>> BEGIN Information supplied
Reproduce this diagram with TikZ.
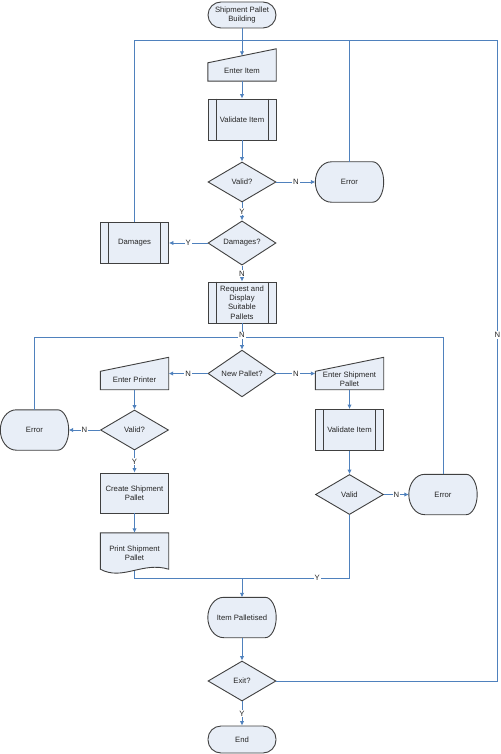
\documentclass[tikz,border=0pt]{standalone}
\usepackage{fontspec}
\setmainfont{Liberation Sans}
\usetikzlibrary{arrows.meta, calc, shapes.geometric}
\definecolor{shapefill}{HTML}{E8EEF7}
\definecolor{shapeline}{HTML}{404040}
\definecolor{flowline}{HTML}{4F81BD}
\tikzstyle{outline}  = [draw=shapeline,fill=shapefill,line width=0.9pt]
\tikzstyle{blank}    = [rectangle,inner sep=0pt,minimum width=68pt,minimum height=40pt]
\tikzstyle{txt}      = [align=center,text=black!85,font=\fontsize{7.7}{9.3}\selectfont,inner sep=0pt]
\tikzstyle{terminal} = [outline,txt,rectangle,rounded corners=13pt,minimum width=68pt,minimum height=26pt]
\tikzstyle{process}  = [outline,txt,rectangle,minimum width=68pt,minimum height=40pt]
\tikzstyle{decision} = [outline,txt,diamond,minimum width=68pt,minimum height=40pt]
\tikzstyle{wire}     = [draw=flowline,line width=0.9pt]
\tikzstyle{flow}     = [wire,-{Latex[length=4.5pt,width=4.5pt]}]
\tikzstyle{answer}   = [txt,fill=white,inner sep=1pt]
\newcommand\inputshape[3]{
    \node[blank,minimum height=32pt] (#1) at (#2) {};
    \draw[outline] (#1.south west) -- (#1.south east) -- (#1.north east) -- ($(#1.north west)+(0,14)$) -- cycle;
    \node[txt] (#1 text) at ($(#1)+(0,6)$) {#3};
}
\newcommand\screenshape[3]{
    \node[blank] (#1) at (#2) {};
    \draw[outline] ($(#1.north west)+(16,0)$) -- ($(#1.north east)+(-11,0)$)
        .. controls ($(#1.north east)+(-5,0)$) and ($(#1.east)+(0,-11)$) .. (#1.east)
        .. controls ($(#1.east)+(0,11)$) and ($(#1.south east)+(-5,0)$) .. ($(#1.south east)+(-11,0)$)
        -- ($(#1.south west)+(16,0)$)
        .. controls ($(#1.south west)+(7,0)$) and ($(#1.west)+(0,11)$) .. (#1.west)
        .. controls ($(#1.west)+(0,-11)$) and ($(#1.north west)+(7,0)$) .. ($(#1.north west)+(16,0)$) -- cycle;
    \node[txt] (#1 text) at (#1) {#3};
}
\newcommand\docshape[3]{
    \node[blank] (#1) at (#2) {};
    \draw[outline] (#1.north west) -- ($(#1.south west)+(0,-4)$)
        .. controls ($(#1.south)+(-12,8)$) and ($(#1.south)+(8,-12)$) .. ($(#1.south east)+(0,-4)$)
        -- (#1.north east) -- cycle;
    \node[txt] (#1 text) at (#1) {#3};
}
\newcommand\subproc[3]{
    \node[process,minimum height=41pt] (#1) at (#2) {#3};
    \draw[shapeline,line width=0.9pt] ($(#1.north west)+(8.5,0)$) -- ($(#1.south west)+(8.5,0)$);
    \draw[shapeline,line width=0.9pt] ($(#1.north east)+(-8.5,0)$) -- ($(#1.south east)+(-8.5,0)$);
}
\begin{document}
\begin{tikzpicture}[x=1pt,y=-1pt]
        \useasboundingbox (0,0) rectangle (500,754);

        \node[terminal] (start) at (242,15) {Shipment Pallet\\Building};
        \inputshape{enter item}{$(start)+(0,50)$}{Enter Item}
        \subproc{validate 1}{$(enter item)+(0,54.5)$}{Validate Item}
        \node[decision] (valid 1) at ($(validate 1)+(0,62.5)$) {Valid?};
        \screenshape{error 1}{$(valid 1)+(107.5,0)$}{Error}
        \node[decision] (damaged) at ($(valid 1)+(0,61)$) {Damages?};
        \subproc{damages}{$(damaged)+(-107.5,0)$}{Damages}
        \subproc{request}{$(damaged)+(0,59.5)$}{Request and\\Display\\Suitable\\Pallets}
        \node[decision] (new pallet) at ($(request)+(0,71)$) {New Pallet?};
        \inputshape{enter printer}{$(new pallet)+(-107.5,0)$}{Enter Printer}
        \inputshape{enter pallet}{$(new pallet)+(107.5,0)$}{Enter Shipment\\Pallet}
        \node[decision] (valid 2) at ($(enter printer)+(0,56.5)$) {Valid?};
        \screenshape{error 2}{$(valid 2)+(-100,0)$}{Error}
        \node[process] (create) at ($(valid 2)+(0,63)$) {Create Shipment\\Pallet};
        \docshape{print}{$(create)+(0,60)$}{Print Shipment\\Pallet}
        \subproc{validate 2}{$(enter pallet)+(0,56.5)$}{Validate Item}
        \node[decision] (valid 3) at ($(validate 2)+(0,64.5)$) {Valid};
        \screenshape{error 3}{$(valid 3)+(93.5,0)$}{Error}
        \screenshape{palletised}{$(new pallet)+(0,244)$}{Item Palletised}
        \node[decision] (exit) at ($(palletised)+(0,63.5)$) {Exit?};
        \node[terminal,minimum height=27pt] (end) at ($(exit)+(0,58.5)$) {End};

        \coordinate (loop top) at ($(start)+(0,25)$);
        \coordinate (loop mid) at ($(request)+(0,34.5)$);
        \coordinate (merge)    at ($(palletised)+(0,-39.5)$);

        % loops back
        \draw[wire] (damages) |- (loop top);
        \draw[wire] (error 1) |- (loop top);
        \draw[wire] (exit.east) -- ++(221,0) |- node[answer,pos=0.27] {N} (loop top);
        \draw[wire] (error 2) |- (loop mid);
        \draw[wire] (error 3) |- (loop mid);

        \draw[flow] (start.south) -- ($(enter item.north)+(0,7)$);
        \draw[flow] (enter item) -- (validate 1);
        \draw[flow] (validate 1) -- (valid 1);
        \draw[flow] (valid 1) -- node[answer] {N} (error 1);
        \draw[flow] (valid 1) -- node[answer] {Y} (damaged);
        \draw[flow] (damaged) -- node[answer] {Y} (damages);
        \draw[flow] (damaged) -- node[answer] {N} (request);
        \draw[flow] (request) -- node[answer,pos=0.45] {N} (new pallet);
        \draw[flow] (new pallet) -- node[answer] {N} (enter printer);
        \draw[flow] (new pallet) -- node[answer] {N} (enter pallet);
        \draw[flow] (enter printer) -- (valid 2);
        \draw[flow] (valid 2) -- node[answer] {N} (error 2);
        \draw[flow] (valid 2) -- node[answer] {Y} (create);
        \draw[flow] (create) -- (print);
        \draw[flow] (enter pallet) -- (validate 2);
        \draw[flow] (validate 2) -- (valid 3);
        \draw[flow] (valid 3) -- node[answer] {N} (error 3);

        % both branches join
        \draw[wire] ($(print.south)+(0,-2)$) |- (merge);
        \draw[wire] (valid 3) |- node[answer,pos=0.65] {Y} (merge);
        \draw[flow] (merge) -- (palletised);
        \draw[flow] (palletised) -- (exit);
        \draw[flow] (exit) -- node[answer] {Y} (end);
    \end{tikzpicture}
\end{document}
>> END Information supplied
Exercise brief:
Repeat all the data as it stands, dropping any images it holds.

Solution to the exercise:
Reproduce this diagram with TikZ.
\documentclass[tikz,border=0pt]{standalone}
\usepackage{fontspec}
\setmainfont{Liberation Sans}
\usetikzlibrary{arrows.meta, calc, shapes.geometric}
\definecolor{shapefill}{HTML}{E8EEF7}
\definecolor{shapeline}{HTML}{404040}
\definecolor{flowline}{HTML}{4F81BD}
\tikzstyle{outline}  = [draw=shapeline,fill=shapefill,line width=0.9pt]
\tikzstyle{blank}    = [rectangle,inner sep=0pt,minimum width=68pt,minimum height=40pt]
\tikzstyle{txt}      = [align=center,text=black!85,font=\fontsize{7.7}{9.3}\selectfont,inner sep=0pt]
\tikzstyle{terminal} = [outline,txt,rectangle,rounded corners=13pt,minimum width=68pt,minimum height=26pt]
\tikzstyle{process}  = [outline,txt,rectangle,minimum width=68pt,minimum height=40pt]
\tikzstyle{decision} = [outline,txt,diamond,minimum width=68pt,minimum height=40pt]
\tikzstyle{wire}     = [draw=flowline,line width=0.9pt]
\tikzstyle{flow}     = [wire,-{Latex[length=4.5pt,width=4.5pt]}]
\tikzstyle{answer}   = [txt,fill=white,inner sep=1pt]
\newcommand\inputshape[3]{
    \node[blank,minimum height=32pt] (#1) at (#2) {};
    \draw[outline] (#1.south west) -- (#1.south east) -- (#1.north east) -- ($(#1.north west)+(0,14)$) -- cycle;
    \node[txt] (#1 text) at ($(#1)+(0,6)$) {#3};
}
\newcommand\screenshape[3]{
    \node[blank] (#1) at (#2) {};
    \draw[outline] ($(#1.north west)+(16,0)$) -- ($(#1.north east)+(-11,0)$)
        .. controls ($(#1.north east)+(-5,0)$) and ($(#1.east)+(0,-11)$) .. (#1.east)
        .. controls ($(#1.east)+(0,11)$) and ($(#1.south east)+(-5,0)$) .. ($(#1.south east)+(-11,0)$)
        -- ($(#1.south west)+(16,0)$)
        .. controls ($(#1.south west)+(7,0)$) and ($(#1.west)+(0,11)$) .. (#1.west)
        .. controls ($(#1.west)+(0,-11)$) and ($(#1.north west)+(7,0)$) .. ($(#1.north west)+(16,0)$) -- cycle;
    \node[txt] (#1 text) at (#1) {#3};
}
\newcommand\docshape[3]{
    \node[blank] (#1) at (#2) {};
    \draw[outline] (#1.north west) -- ($(#1.south west)+(0,-4)$)
        .. controls ($(#1.south)+(-12,8)$) and ($(#1.south)+(8,-12)$) .. ($(#1.south east)+(0,-4)$)
        -- (#1.north east) -- cycle;
    \node[txt] (#1 text) at (#1) {#3};
}
\newcommand\subproc[3]{
    \node[process,minimum height=41pt] (#1) at (#2) {#3};
    \draw[shapeline,line width=0.9pt] ($(#1.north west)+(8.5,0)$) -- ($(#1.south west)+(8.5,0)$);
    \draw[shapeline,line width=0.9pt] ($(#1.north east)+(-8.5,0)$) -- ($(#1.south east)+(-8.5,0)$);
}
\begin{document}
\begin{tikzpicture}[x=1pt,y=-1pt]
        \useasboundingbox (0,0) rectangle (500,754);

        \node[terminal] (start) at (242,15) {Shipment Pallet\\Building};
        \inputshape{enter item}{$(start)+(0,50)$}{Enter Item}
        \subproc{validate 1}{$(enter item)+(0,54.5)$}{Validate Item}
        \node[decision] (valid 1) at ($(validate 1)+(0,62.5)$) {Valid?};
        \screenshape{error 1}{$(valid 1)+(107.5,0)$}{Error}
        \node[decision] (damaged) at ($(valid 1)+(0,61)$) {Damages?};
        \subproc{damages}{$(damaged)+(-107.5,0)$}{Damages}
        \subproc{request}{$(damaged)+(0,59.5)$}{Request and\\Display\\Suitable\\Pallets}
        \node[decision] (new pallet) at ($(request)+(0,71)$) {New Pallet?};
        \inputshape{enter printer}{$(new pallet)+(-107.5,0)$}{Enter Printer}
        \inputshape{enter pallet}{$(new pallet)+(107.5,0)$}{Enter Shipment\\Pallet}
        \node[decision] (valid 2) at ($(enter printer)+(0,56.5)$) {Valid?};
        \screenshape{error 2}{$(valid 2)+(-100,0)$}{Error}
        \node[process] (create) at ($(valid 2)+(0,63)$) {Create Shipment\\Pallet};
        \docshape{print}{$(create)+(0,60)$}{Print Shipment\\Pallet}
        \subproc{validate 2}{$(enter pallet)+(0,56.5)$}{Validate Item}
        \node[decision] (valid 3) at ($(validate 2)+(0,64.5)$) {Valid};
        \screenshape{error 3}{$(valid 3)+(93.5,0)$}{Error}
        \screenshape{palletised}{$(new pallet)+(0,244)$}{Item Palletised}
        \node[decision] (exit) at ($(palletised)+(0,63.5)$) {Exit?};
        \node[terminal,minimum height=27pt] (end) at ($(exit)+(0,58.5)$) {End};

        \coordinate (loop top) at ($(start)+(0,25)$);
        \coordinate (loop mid) at ($(request)+(0,34.5)$);
        \coordinate (merge)    at ($(palletised)+(0,-39.5)$);

        % loops back
        \draw[wire] (damages) |- (loop top);
        \draw[wire] (error 1) |- (loop top);
        \draw[wire] (exit.east) -- ++(221,0) |- node[answer,pos=0.27] {N} (loop top);
        \draw[wire] (error 2) |- (loop mid);
        \draw[wire] (error 3) |- (loop mid);

        \draw[flow] (start.south) -- ($(enter item.north)+(0,7)$);
        \draw[flow] (enter item) -- (validate 1);
        \draw[flow] (validate 1) -- (valid 1);
        \draw[flow] (valid 1) -- node[answer] {N} (error 1);
        \draw[flow] (valid 1) -- node[answer] {Y} (damaged);
        \draw[flow] (damaged) -- node[answer] {Y} (damages);
        \draw[flow] (damaged) -- node[answer] {N} (request);
        \draw[flow] (request) -- node[answer,pos=0.45] {N} (new pallet);
        \draw[flow] (new pallet) -- node[answer] {N} (enter printer);
        \draw[flow] (new pallet) -- node[answer] {N} (enter pallet);
        \draw[flow] (enter printer) -- (valid 2);
        \draw[flow] (valid 2) -- node[answer] {N} (error 2);
        \draw[flow] (valid 2) -- node[answer] {Y} (create);
        \draw[flow] (create) -- (print);
        \draw[flow] (enter pallet) -- (validate 2);
        \draw[flow] (validate 2) -- (valid 3);
        \draw[flow] (valid 3) -- node[answer] {N} (error 3);

        % both branches join
        \draw[wire] ($(print.south)+(0,-2)$) |- (merge);
        \draw[wire] (valid 3) |- node[answer,pos=0.65] {Y} (merge);
        \draw[flow] (merge) -- (palletised);
        \draw[flow] (palletised) -- (exit);
        \draw[flow] (exit) -- node[answer] {Y} (end);
    \end{tikzpicture}
\end{document}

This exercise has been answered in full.